* **To do**:
Reproduce the lines of the material exactly, excluding every image.

* **Dataset content**:
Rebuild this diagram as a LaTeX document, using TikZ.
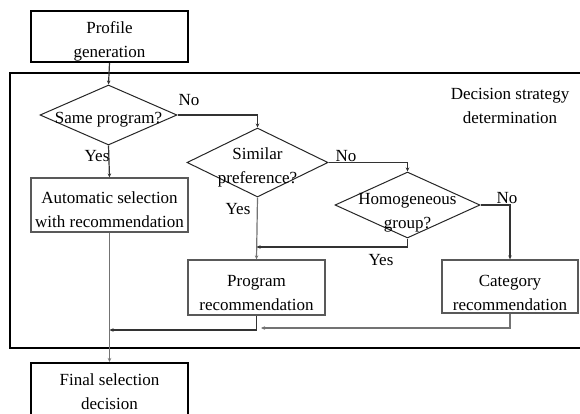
\documentclass[tikz,border=0pt]{standalone}
\usepackage{fontspec}
\setmainfont{Liberation Serif}
\usetikzlibrary{shapes.geometric,arrows.meta}
\begin{document}
\begin{tikzpicture}[x=1pt,y=-1pt,
  txt/.style={font=\fontsize{17}{24}\selectfont, align=center, inner sep=0pt},
  thickbox/.style={draw=black, line width=2pt, inner sep=0pt},
  graybox/.style={draw=black!65, line width=1.3pt, inner sep=0pt},
  dia/.style={draw=black!85, line width=1pt, diamond, inner sep=0pt},
  conn/.style={line width=1.2pt, draw=black!80, -{Stealth[length=4pt,width=3.5pt]}},
  gconn/.style={line width=1.2pt, draw=black!55, -{Stealth[length=4pt,width=3.5pt]}},
  lbl/.style={font=\fontsize{17}{20}\selectfont, inner sep=0pt}]
\useasboundingbox (0,0) rectangle (580,413);
\clip (0,0) rectangle (580,413);
\fill[white] (0,0) rectangle (580,413);
% outer frame
\draw[line width=1.6pt] (600,73) -- (10,73) -- (10,348) -- (600,348);
\node[txt] (title) at (510,106) {Decision strategy\\determination};
% boxes
\node[thickbox, minimum width=157pt, minimum height=51pt] (prof) at (109.5,36.5) {};
\node[txt] (proft) at (109.5,41) {Profile\\generation};
\node[graybox, minimum width=157pt, minimum height=54pt] (auto) at (109.5,205) {};
\node[txt] (autot) at (109.5,210) {Automatic selection\\with recommendation};
\node[graybox, minimum width=137pt, minimum height=55pt] (prog) at (256.5,287.5) {};
\node[txt] (progt) at (256.5,293.5) {Program\\recommendation};
\node[graybox, minimum width=136pt, minimum height=53pt] (cat) at (510,286.5) {};
\node[txt] (catt) at (510,293) {Category\\recommendation};
\node[thickbox, minimum width=157pt, minimum height=56pt] (final) at (109.5,391) {};
\node[txt] (finalt) at (109.5,391.5) {Final selection\\decision};
% diamonds
\node[dia, minimum width=137pt, minimum height=60pt] (same) at (108.5,115) {};
\node[txt] (samet) at (108.5,120) {Same program?};
\node[dia, minimum width=141pt, minimum height=69pt] (sim) at (257.5,162.5) {};
\node[txt] (simt) at (257.5,167.5) {Similar\\preference?};
\node[dia, minimum width=145pt, minimum height=66pt] (hom) at (407.5,205) {};
\node[txt] (homt) at (407.5,212.5) {Homogeneous\\group?};
% helper coordinates
\coordinate (c1) at (257.5,115);
\coordinate (c2) at (407.5,162.5);
\coordinate (c3) at (510,205);
\coordinate (c4) at (407.5,247);
\coordinate (c5) at (256.5,247);
\coordinate (c6) at (256.5,330);
\coordinate (c7) at (109.5,330);
\coordinate (c8) at (510,328);
\coordinate (c9) at (261,328);
% connectors
\draw[conn] (prof.south) -- (same.north);
\draw[conn] (same.east) -- (c1) -- (sim.north);
\draw[conn] (same.south) -- (auto.north);
\draw[conn] (sim.east) -- (c2) -- (hom.north);
\draw[gconn] (sim.south) -- (prog.north);
\draw[conn] (hom.south) -- (c4) -- (c5);
\draw[conn] (hom.east) -- (c3) -- (cat.north);
\draw[conn] (prog.south) -- (c6) -- (c7);
\draw[gconn] (cat.south) -- (c8) -- (c9);
\draw[gconn] (auto.south) -- (final.north);
% labels
\node[lbl] (no1) at (189,100) {No};
\node[lbl] (yes1) at (97,156) {Yes};
\node[lbl] (no2) at (346,156) {No};
\node[lbl] (yes2) at (238,209) {Yes};
\node[lbl] (no3) at (507,198) {No};
\node[lbl] (yes3) at (381,260) {Yes};
\end{tikzpicture}
\end{document}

* **Result of this task**:
Rebuild this diagram as a LaTeX document, using TikZ.
\documentclass[tikz,border=0pt]{standalone}
\usepackage{fontspec}
\setmainfont{Liberation Serif}
\usetikzlibrary{shapes.geometric,arrows.meta}
\begin{document}
\begin{tikzpicture}[x=1pt,y=-1pt,
  txt/.style={font=\fontsize{17}{24}\selectfont, align=center, inner sep=0pt},
  thickbox/.style={draw=black, line width=2pt, inner sep=0pt},
  graybox/.style={draw=black!65, line width=1.3pt, inner sep=0pt},
  dia/.style={draw=black!85, line width=1pt, diamond, inner sep=0pt},
  conn/.style={line width=1.2pt, draw=black!80, -{Stealth[length=4pt,width=3.5pt]}},
  gconn/.style={line width=1.2pt, draw=black!55, -{Stealth[length=4pt,width=3.5pt]}},
  lbl/.style={font=\fontsize{17}{20}\selectfont, inner sep=0pt}]
\useasboundingbox (0,0) rectangle (580,413);
\clip (0,0) rectangle (580,413);
\fill[white] (0,0) rectangle (580,413);
% outer frame
\draw[line width=1.6pt] (600,73) -- (10,73) -- (10,348) -- (600,348);
\node[txt] (title) at (510,106) {Decision strategy\\determination};
% boxes
\node[thickbox, minimum width=157pt, minimum height=51pt] (prof) at (109.5,36.5) {};
\node[txt] (proft) at (109.5,41) {Profile\\generation};
\node[graybox, minimum width=157pt, minimum height=54pt] (auto) at (109.5,205) {};
\node[txt] (autot) at (109.5,210) {Automatic selection\\with recommendation};
\node[graybox, minimum width=137pt, minimum height=55pt] (prog) at (256.5,287.5) {};
\node[txt] (progt) at (256.5,293.5) {Program\\recommendation};
\node[graybox, minimum width=136pt, minimum height=53pt] (cat) at (510,286.5) {};
\node[txt] (catt) at (510,293) {Category\\recommendation};
\node[thickbox, minimum width=157pt, minimum height=56pt] (final) at (109.5,391) {};
\node[txt] (finalt) at (109.5,391.5) {Final selection\\decision};
% diamonds
\node[dia, minimum width=137pt, minimum height=60pt] (same) at (108.5,115) {};
\node[txt] (samet) at (108.5,120) {Same program?};
\node[dia, minimum width=141pt, minimum height=69pt] (sim) at (257.5,162.5) {};
\node[txt] (simt) at (257.5,167.5) {Similar\\preference?};
\node[dia, minimum width=145pt, minimum height=66pt] (hom) at (407.5,205) {};
\node[txt] (homt) at (407.5,212.5) {Homogeneous\\group?};
% helper coordinates
\coordinate (c1) at (257.5,115);
\coordinate (c2) at (407.5,162.5);
\coordinate (c3) at (510,205);
\coordinate (c4) at (407.5,247);
\coordinate (c5) at (256.5,247);
\coordinate (c6) at (256.5,330);
\coordinate (c7) at (109.5,330);
\coordinate (c8) at (510,328);
\coordinate (c9) at (261,328);
% connectors
\draw[conn] (prof.south) -- (same.north);
\draw[conn] (same.east) -- (c1) -- (sim.north);
\draw[conn] (same.south) -- (auto.north);
\draw[conn] (sim.east) -- (c2) -- (hom.north);
\draw[gconn] (sim.south) -- (prog.north);
\draw[conn] (hom.south) -- (c4) -- (c5);
\draw[conn] (hom.east) -- (c3) -- (cat.north);
\draw[conn] (prog.south) -- (c6) -- (c7);
\draw[gconn] (cat.south) -- (c8) -- (c9);
\draw[gconn] (auto.south) -- (final.north);
% labels
\node[lbl] (no1) at (189,100) {No};
\node[lbl] (yes1) at (97,156) {Yes};
\node[lbl] (no2) at (346,156) {No};
\node[lbl] (yes2) at (238,209) {Yes};
\node[lbl] (no3) at (507,198) {No};
\node[lbl] (yes3) at (381,260) {Yes};
\end{tikzpicture}
\end{document}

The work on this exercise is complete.